I figured a bit of bubbly would suit the occasion and brought along the Aperol to stretch out the Prosecco. After all, can there ever be enough Spritz at a wedding?

I didn't know anything about La Jara when I grabbed the bottle but I knew it was one I hadn't added to The List yet and it can be difficult to find new Prosecco's to add since most of them are non-vintage and I can only add a particular bottle once - unless it's a different vintage (who made these rules?). Anyhow, this little sparkler - traditionally made from 100% Glera grapes (which are probably unknown to almost all wine drinkers) - is just another bit of celebration on a day already full of celebration.

Despite all of Vixen's planning, however, we had to finish our cocktails and head to the ceremony just as the soccer game was heading into overtime. Some planning.
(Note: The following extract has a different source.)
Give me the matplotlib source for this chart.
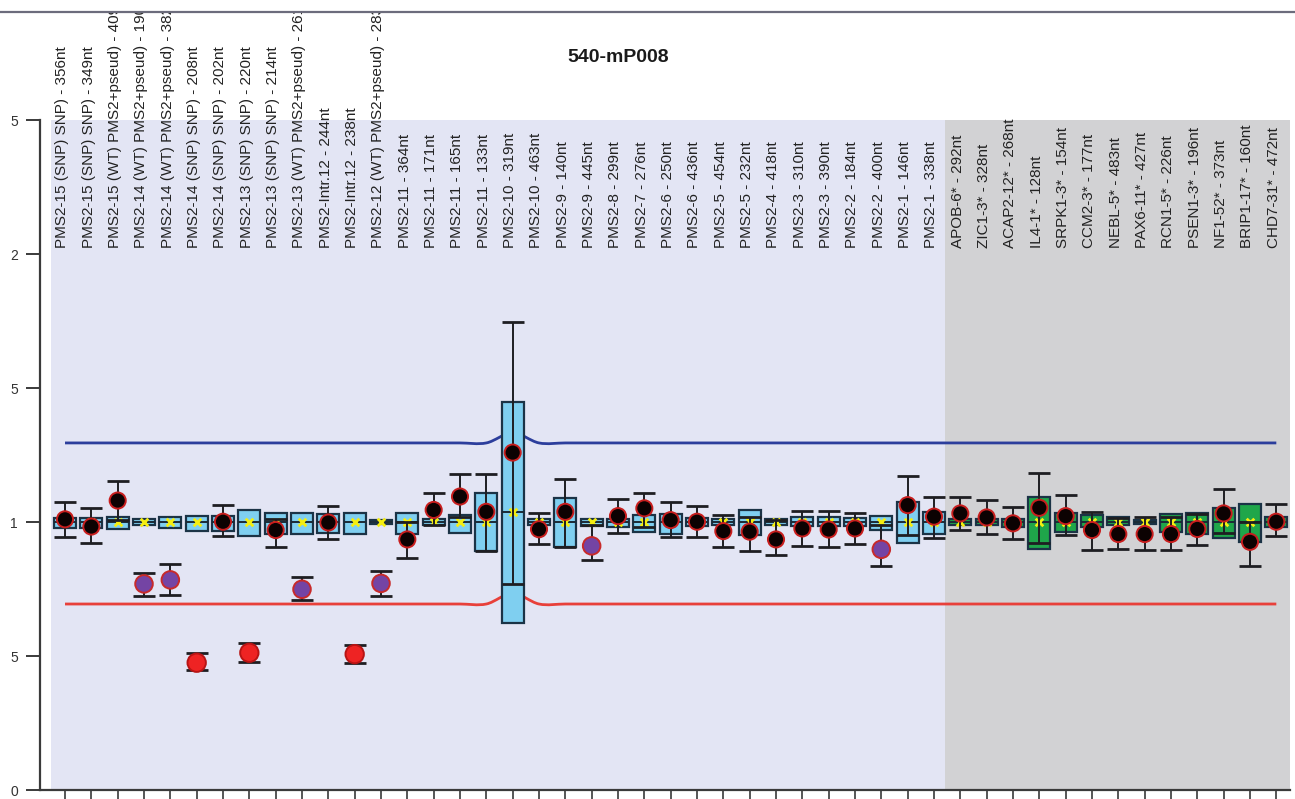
import matplotlib
matplotlib.use("Agg")
import matplotlib.pyplot as plt
from matplotlib.lines import Line2D
from matplotlib.path import Path
from matplotlib.patches import PathPatch
from matplotlib.transforms import Bbox, TransformedBbox
import numpy as np

plt.rcParams['font.family'] = ['Liberation Sans', 'DejaVu Sans']

title = "540-mP008"

probes = [
    "PMS2-15 (SNP) SNP) - 356nt", "PMS2-15 (SNP) SNP) - 349nt",
    "PMS2-15 (WT) PMS2+pseud) - 409", "PMS2-14 (WT) PMS2+pseud) - 190",
    "PMS2-14 (WT) PMS2+pseud) - 382", "PMS2-14 (SNP) SNP) - 208nt",
    "PMS2-14 (SNP) SNP) - 202nt", "PMS2-13 (SNP) SNP) - 220nt",
    "PMS2-13 (SNP) SNP) - 214nt", "PMS2-13 (WT) PMS2+pseud) - 261",
    "PMS2-Intr.12 - 244nt", "PMS2-Intr.12 - 238nt",
    "PMS2-12 (WT) PMS2+pseud) - 283", "PMS2-11 - 364nt", "PMS2-11 - 171nt",
    "PMS2-11 - 165nt", "PMS2-11 - 133nt", "PMS2-10 - 319nt", "PMS2-10 - 463nt",
    "PMS2-9 - 140nt", "PMS2-9 - 445nt", "PMS2-8 - 299nt", "PMS2-7 - 276nt",
    "PMS2-6 - 250nt", "PMS2-6 - 436nt", "PMS2-5 - 454nt", "PMS2-5 - 232nt",
    "PMS2-4 - 418nt", "PMS2-3 - 310nt", "PMS2-3 - 390nt", "PMS2-2 - 184nt",
    "PMS2-2 - 400nt", "PMS2-1 - 146nt", "PMS2-1 - 338nt",
    "APOB-6* - 292nt", "ZIC1-3* - 328nt", "ACAP2-12* - 268nt", "IL4-1* - 128nt",
    "SRPK1-3* - 154nt", "CCM2-3* - 177nt", "NEBL-5* - 483nt", "PAX6-11* - 427nt",
    "RCN1-5* - 226nt", "PSEN1-3* - 196nt", "NF1-52* - 373nt", "BRIP1-17* - 160nt",
    "CHD7-31* - 472nt",
]
n_target = 34  # first 34 probes are PMS2, the rest are reference probes

# sample ratio and its confidence interval
ratio = [1.010, 0.983, 1.080, 0.769, 0.784, 0.475, 1.001, 0.512, 0.970, 0.749,
         0.998, 0.507, 0.771, 0.935, 1.045, 1.095, 1.038, 1.259, 0.973, 1.038,
         0.911, 1.022, 1.051, 1.007, 1.001, 0.966, 0.964, 0.935, 0.976, 0.972,
         0.976, 0.898, 1.063, 1.020,
         1.032, 1.017, 0.995, 1.053, 1.022, 0.970, 0.955, 0.955, 0.955, 0.974,
         1.032, 0.926, 1.001]
ci_low = [0.945, 0.923, 1.007, 0.724, 0.728, 0.448, 0.949, 0.479, 0.908, 0.709,
          0.935, 0.473, 0.724, 0.867, 0.990, 1.020, 0.893, 0.769, 0.917, 0.908,
          0.858, 0.960, 0.980, 0.945, 0.943, 0.905, 0.892, 0.877, 0.910, 0.908,
          0.918, 0.836, 0.950, 0.939,
          0.970, 0.954, 0.938, 0.920, 0.951, 0.896, 0.901, 0.896, 0.896, 0.914,
          0.960, 0.836, 0.948]
ci_high = [1.073, 1.051, 1.153, 0.811, 0.842, 0.510, 1.063, 0.547, 1.010, 0.796,
           1.060, 0.541, 0.818, 1.000, 1.107, 1.178, 1.178, 1.748, 1.032, 1.160,
           0.990, 1.085, 1.109, 1.073, 1.060, 1.026, 1.020, 1.007, 1.042, 1.042,
           1.035, 0.990, 1.172, 1.095,
           1.095, 1.082, 1.057, 1.182, 1.101, 1.038, 1.015, 1.017, 1.020, 1.030,
           1.122, 1.000, 1.066]

# reference sample spread (box) and median
ref_low = [0.978, 0.978, 0.974, 0.990, 0.978, 0.966, 0.966, 0.948, 0.955, 0.955,
           0.960, 0.955, 0.992, 0.955, 0.988, 0.958, 0.893, 0.624, 0.990, 0.908,
           0.985, 0.980, 0.964, 0.955, 0.985, 0.990, 0.951, 0.990, 0.985, 0.985,
           0.985, 0.970, 0.920, 0.957,
           0.990, 0.990, 0.982, 0.898, 0.963, 0.982, 0.990, 0.992, 0.963, 0.955,
           0.942, 0.926, 0.980]
ref_high = [1.015, 1.015, 1.018, 1.010, 1.018, 1.022, 1.022, 1.045, 1.035, 1.035,
            1.030, 1.035, 1.008, 1.035, 1.012, 1.026, 1.107, 1.449, 1.010, 1.088,
            1.012, 1.012, 1.026, 1.030, 1.015, 1.010, 1.045, 1.010, 1.020, 1.020,
            1.015, 1.022, 1.075, 1.038,
            1.010, 1.010, 1.012, 1.092, 1.032, 1.026, 1.020, 1.008, 1.030, 1.034,
            1.051, 1.066, 1.020]
ref_median = [1.0] * 17 + [1.038] + [1.0] * 29

# call per probe: n = normal, g = borderline (purple), d = deletion
call = ["n", "n", "n", "g", "g", "d", "n", "d", "n", "g",
        "n", "d", "g", "n", "n", "n", "n", "n", "n", "n",
        "g", "n", "n", "n", "n", "n", "n", "n", "n", "n",
        "n", "g", "n", "n",
        "n", "n", "n", "n", "n", "n", "n", "n", "n", "n",
        "n", "n", "n"]

# arbitration limits per probe
upper_limit = [1.295] * 17 + [1.333] + [1.295] * 29
lower_limit = [0.694] * 17 + [0.734] + [0.694] * 29

ytick_vals = [0, 0.5, 1, 1.5, 2, 2.5]
ytick_text = ["0", "5", "1", "5", "2", "5"]

x = np.arange(1, len(probes) + 1)


def smooth_path(xs, ys):
    # Catmull-Rom curve through the points, written as cubic Bezier pieces
    xs = np.asarray(xs, float)
    ys = np.asarray(ys, float)
    verts = [(xs[0], ys[0])]
    codes = [Path.MOVETO]
    for i in range(len(xs) - 1):
        y0 = ys[i - 1] if i > 0 else ys[i]
        y3 = ys[i + 2] if i + 2 < len(ys) else ys[i + 1]
        t1 = (ys[i + 1] - y0) / 2
        t2 = (y3 - ys[i]) / 2
        verts += [(xs[i] + 1 / 3, ys[i] + t1 / 3),
                  (xs[i + 1] - 1 / 3, ys[i + 1] - t2 / 3),
                  (xs[i + 1], ys[i + 1])]
        codes += [Path.CURVE4] * 3
    return Path(verts, codes)


fig = plt.figure(figsize=(12.95, 7.99), dpi=100)
ax = fig.add_axes([40 / 1295, 9 / 799, 1250 / 1295, 670 / 799])
ax.set_xlim(0.05, 47.52)
ax.set_ylim(0, 2.5)

# probe group backgrounds
ax.axvspan(0.47, n_target + 0.42, color="#E3E5F4", zorder=0, lw=0)
ax.axvspan(n_target + 0.42, 47.52, color="#D2D2D4", zorder=0, lw=0)

# limits
ax.add_patch(PathPatch(smooth_path(x, upper_limit), fill=False,
                       edgecolor="#2C3E9C", lw=2, zorder=2))
ax.add_patch(PathPatch(smooth_path(x, lower_limit), fill=False,
                       edgecolor="#E8403A", lw=2, zorder=2))

# reference boxes
box_colors = ["#7FCFF0"] * n_target + ["#1FA64A"] * (len(probes) - n_target)
heights = np.array(ref_high) - np.array(ref_low)
ax.bar(x, heights, bottom=ref_low, width=0.84, color=box_colors,
       edgecolor="#1B3346", linewidth=1.6, zorder=3)
ax.hlines(ref_median, x - 0.42, x + 0.42, color="#1B2A36", lw=1.4, zorder=4)
ax.scatter(x, ref_median, marker="x", s=30, color="#F5EE10", linewidths=2,
           zorder=5)

# sample ratios with confidence interval
r = np.array(ratio)
ax.errorbar(x, r, yerr=[r - np.array(ci_low), np.array(ci_high) - r],
            fmt="none", ecolor="#1E1E22", elinewidth=1.4, capsize=8,
            capthick=2, zorder=6)

dot_face = {"n": "#0C0202", "g": "#7444A4", "d": "#EE2323"}
dot_edge = {"n": "#C81E1E", "g": "#C82A2A", "d": "#B81414"}
dot_size = {"n": 135, "g": 160, "d": 175}
ax.scatter(x, r, s=[dot_size[c] for c in call],
           c=[dot_face[c] for c in call],
           edgecolors=[dot_edge[c] for c in call], linewidths=1.4, zorder=7)

# probe names above the plot, cut off at the window frame
frame_y = 1 - 13 / 799
label_clip = TransformedBbox(Bbox([[0, 0], [1, frame_y]]), fig.transFigure)
for xi, name in zip(x, probes):
    t = ax.text(xi - 0.1, 2.022, name, rotation=90, ha="center", va="bottom",
                fontsize=11.0, color="#222222", zorder=8)
    t.set_clip_box(label_clip)
    t.set_clip_on(True)

ax.text(21.99, 2.735, title, ha="center", va="center", fontsize=14,
        fontweight="bold", color="#1A1A1A", clip_on=False)

# axes styling
for side in ["top", "right"]:
    ax.spines[side].set_visible(False)
for side in ["left", "bottom"]:
    ax.spines[side].set_color("#3A3A3A")
    ax.spines[side].set_linewidth(1.6)
ax.set_yticks(ytick_vals)
ax.set_yticklabels(ytick_text, fontsize=10, color="#333333")
ax.tick_params(axis="y", direction="out", length=10, width=1.4,
               color="#3A3A3A", pad=6)
ax.set_xticks(x)
ax.set_xticklabels([])
ax.tick_params(axis="x", direction="out", length=8, width=1.2,
               color="#3A3A3A")

# window frame line along the top
fig.add_artist(Line2D([0, 1], [1 - 12 / 799] * 2, transform=fig.transFigure,
                      color="#6C6C7C", lw=1.6))

fig.savefig("out.png", dpi=100)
I know Vixen was saddened by the fact that our Mom passed away before the wedding but she rejoiced in the fact that Mom knew the date - and knew how happy Vixen was - before she passed on. Having Dad and Vixen's three kids all participate in the wedding procession was a small way of ensuring that Mom was in attendance in spirit all the same.

Unlike Boo's and my ceremony (ceremonies) where we could serve whatever booze we wanted to bring in - at cost (can you say 30 Litres of vodka for martinis?) - Vixen and Big Trucker had to choose from a very limited - and costly - wine list. Facing a burgeoning budget, they opted for more economical bottles so that they could order more of them.

1655.  2012 Peller Estates Family Select Pinot Blanc (VQA British Columbia)

1656.  2012 Cupcake Red Velvet (California)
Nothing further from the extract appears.